TASK OBJECTIVE :: Produce nothing but an exact copy of the lines from the one containing "Output the LaTeX" through the one containing "(0,0) rectangle (619,957);", and do not carry over pictures.

MATERIAL PROVIDED ::

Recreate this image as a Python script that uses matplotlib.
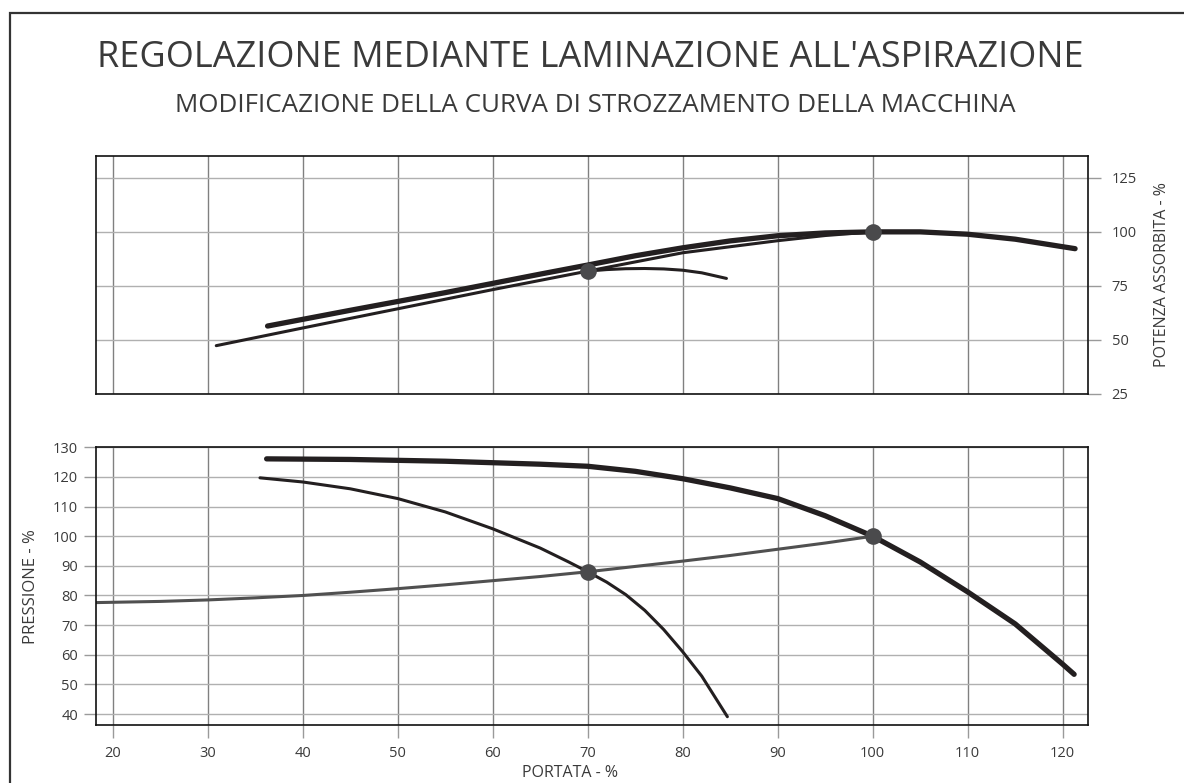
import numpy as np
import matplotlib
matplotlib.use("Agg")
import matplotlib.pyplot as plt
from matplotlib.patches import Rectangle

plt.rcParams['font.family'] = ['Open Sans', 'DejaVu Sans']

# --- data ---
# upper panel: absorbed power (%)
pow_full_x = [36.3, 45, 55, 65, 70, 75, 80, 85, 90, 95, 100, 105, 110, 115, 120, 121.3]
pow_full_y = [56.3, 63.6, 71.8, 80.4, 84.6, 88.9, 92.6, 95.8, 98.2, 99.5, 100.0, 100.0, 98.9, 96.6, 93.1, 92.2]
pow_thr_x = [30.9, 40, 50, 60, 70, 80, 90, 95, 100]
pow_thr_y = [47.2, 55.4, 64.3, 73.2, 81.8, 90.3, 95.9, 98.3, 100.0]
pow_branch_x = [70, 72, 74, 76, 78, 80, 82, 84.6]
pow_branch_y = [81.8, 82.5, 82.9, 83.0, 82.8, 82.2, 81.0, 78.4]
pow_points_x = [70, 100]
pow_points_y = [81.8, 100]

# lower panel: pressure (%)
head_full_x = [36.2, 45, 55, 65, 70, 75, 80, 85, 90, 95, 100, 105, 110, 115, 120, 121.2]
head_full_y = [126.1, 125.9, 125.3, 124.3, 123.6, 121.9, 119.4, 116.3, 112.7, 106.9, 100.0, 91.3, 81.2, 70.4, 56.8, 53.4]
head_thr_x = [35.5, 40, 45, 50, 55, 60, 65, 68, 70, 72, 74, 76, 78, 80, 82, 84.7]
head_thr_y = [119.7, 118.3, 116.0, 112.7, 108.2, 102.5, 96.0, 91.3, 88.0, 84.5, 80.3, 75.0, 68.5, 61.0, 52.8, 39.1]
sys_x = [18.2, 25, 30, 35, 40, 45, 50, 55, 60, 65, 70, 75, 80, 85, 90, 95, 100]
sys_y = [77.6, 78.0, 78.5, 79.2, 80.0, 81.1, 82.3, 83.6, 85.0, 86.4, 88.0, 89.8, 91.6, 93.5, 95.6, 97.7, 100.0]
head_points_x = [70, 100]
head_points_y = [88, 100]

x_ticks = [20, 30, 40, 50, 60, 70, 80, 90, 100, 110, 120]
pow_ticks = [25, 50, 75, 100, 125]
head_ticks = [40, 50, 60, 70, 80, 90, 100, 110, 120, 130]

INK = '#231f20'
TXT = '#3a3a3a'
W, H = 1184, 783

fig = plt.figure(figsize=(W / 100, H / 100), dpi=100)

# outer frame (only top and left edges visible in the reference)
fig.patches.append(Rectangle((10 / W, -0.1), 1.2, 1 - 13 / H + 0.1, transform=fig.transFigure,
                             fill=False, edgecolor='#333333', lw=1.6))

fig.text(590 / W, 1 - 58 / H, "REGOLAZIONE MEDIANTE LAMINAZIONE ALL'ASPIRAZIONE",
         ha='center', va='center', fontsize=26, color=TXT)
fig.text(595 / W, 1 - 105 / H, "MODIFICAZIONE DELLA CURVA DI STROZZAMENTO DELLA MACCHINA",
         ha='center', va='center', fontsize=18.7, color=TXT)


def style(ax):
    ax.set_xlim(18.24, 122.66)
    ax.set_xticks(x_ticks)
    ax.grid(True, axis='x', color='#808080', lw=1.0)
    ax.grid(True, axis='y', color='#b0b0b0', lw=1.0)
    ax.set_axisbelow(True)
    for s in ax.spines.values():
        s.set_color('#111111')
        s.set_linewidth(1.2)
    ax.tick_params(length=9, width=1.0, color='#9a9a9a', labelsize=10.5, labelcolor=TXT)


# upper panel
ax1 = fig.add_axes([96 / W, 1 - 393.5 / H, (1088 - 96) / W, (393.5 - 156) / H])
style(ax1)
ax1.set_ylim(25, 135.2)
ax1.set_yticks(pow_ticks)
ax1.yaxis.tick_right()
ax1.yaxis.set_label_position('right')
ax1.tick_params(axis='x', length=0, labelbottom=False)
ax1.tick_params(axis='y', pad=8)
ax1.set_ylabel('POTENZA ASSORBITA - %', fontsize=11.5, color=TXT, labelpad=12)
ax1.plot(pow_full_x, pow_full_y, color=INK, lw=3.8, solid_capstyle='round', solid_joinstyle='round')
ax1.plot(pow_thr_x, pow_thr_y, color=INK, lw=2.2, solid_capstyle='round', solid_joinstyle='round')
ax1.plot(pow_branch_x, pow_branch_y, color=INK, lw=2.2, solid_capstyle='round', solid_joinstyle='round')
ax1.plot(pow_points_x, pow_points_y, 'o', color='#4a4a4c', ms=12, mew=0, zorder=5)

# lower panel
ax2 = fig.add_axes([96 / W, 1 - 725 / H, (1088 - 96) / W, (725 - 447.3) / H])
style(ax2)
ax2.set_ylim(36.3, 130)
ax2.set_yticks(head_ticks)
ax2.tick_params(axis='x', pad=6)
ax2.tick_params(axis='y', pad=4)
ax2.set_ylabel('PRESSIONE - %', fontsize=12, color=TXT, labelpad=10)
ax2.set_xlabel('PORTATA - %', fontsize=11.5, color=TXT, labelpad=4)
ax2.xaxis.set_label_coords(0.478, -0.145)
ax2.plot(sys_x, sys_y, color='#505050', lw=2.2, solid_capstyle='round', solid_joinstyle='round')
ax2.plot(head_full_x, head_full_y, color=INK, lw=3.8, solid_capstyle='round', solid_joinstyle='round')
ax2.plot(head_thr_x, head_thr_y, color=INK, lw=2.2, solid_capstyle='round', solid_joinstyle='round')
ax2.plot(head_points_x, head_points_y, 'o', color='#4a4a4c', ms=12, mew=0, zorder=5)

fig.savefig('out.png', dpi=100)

--

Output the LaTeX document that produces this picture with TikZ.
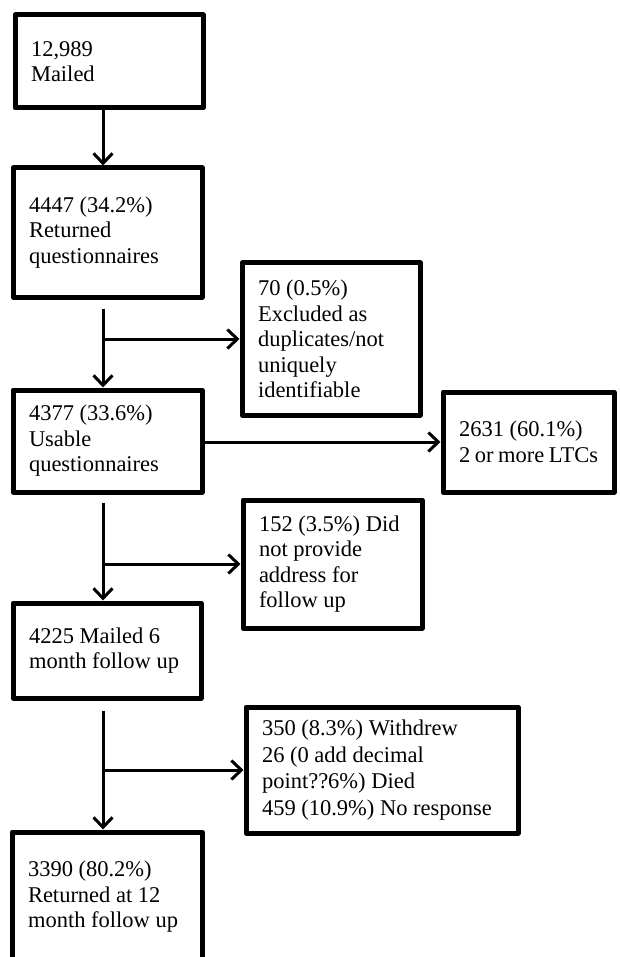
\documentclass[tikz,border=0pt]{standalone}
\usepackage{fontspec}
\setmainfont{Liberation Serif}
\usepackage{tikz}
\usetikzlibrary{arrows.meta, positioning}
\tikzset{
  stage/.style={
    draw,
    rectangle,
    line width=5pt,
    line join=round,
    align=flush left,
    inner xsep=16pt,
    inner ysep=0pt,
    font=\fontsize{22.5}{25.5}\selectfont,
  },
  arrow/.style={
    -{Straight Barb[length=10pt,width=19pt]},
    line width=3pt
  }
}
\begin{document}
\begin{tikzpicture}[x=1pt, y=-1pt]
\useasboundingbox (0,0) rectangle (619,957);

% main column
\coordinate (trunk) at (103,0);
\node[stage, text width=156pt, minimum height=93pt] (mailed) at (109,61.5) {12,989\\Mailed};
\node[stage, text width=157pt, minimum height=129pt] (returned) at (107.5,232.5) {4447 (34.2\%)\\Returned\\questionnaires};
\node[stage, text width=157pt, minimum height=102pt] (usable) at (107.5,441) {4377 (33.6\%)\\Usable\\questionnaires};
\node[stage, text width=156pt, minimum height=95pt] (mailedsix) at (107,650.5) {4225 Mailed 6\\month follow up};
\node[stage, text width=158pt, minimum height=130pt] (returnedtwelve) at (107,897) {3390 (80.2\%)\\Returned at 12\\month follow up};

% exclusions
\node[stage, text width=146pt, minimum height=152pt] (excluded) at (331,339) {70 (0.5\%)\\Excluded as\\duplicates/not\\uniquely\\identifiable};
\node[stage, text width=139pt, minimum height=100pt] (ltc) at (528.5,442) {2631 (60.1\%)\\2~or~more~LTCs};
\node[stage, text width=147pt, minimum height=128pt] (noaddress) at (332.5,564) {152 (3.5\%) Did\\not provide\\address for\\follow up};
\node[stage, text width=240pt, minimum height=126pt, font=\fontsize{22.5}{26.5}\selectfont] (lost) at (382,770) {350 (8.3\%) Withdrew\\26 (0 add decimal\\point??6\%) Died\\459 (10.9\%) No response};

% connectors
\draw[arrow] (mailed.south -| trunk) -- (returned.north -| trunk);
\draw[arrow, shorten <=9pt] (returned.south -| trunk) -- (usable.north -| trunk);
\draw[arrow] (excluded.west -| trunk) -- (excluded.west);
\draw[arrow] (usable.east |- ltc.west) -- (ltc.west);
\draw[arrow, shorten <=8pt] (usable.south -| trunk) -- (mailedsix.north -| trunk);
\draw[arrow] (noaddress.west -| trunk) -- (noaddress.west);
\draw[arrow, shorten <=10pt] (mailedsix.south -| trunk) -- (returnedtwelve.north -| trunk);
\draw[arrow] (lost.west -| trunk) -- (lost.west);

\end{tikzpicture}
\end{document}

--

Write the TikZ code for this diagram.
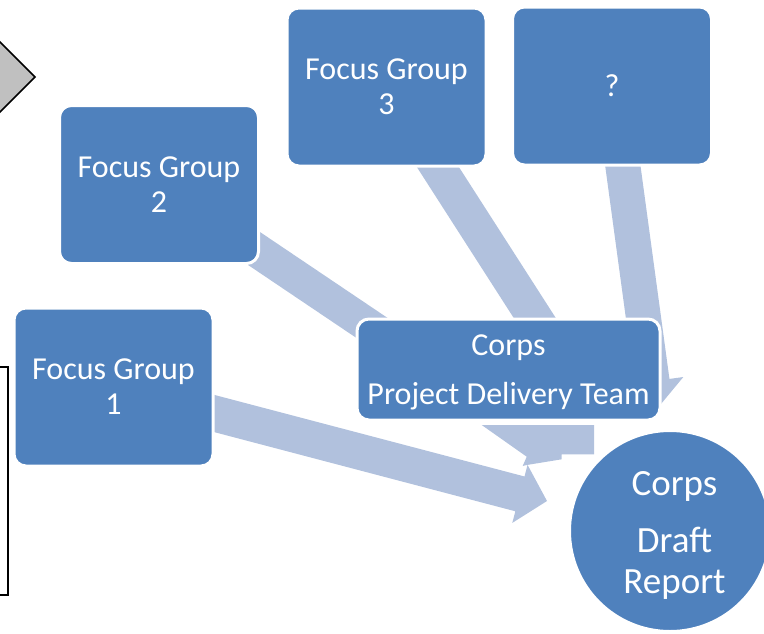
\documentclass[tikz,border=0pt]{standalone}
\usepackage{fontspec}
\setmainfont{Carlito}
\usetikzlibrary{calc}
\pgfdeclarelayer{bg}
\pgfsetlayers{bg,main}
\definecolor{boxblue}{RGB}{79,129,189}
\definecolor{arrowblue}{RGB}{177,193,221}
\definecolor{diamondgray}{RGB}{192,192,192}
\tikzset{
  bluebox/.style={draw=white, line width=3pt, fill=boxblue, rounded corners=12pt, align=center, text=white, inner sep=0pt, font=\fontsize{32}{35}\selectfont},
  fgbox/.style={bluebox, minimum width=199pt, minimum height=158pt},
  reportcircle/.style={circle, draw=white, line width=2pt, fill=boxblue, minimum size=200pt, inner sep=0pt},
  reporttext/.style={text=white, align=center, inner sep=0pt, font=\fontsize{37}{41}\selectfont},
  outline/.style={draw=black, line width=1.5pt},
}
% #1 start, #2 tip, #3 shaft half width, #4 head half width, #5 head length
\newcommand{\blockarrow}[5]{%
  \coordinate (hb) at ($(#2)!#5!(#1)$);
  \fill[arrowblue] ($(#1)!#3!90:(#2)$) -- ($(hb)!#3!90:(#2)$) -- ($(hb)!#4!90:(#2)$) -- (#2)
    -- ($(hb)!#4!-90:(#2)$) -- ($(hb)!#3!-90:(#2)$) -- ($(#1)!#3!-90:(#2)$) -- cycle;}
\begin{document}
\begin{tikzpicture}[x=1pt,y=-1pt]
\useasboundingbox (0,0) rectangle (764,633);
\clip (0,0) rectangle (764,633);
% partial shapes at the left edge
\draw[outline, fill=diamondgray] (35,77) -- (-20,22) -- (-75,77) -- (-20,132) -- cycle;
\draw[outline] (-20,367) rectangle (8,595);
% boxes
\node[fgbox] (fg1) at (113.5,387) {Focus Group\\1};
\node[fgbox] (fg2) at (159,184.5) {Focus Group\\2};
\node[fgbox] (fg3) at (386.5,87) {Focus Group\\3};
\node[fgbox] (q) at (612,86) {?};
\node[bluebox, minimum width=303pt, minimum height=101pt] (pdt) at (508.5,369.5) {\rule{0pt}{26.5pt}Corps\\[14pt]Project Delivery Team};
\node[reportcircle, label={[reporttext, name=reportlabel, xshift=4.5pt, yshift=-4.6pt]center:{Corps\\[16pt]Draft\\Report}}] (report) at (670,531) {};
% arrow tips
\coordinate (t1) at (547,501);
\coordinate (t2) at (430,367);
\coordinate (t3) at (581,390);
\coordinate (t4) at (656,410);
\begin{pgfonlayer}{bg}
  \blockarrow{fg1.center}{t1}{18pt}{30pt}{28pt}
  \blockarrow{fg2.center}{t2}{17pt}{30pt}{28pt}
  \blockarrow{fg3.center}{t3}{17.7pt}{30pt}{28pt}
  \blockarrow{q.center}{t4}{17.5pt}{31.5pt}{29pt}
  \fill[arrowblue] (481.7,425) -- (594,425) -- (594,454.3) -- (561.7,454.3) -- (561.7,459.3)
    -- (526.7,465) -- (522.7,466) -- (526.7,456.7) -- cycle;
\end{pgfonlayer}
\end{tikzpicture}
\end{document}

CORRECT ANSWER ::
Output the LaTeX document that produces this picture with TikZ.
\documentclass[tikz,border=0pt]{standalone}
\usepackage{fontspec}
\setmainfont{Liberation Serif}
\usepackage{tikz}
\usetikzlibrary{arrows.meta, positioning}
\tikzset{
  stage/.style={
    draw,
    rectangle,
    line width=5pt,
    line join=round,
    align=flush left,
    inner xsep=16pt,
    inner ysep=0pt,
    font=\fontsize{22.5}{25.5}\selectfont,
  },
  arrow/.style={
    -{Straight Barb[length=10pt,width=19pt]},
    line width=3pt
  }
}
\begin{document}
\begin{tikzpicture}[x=1pt, y=-1pt]
\useasboundingbox (0,0) rectangle (619,957);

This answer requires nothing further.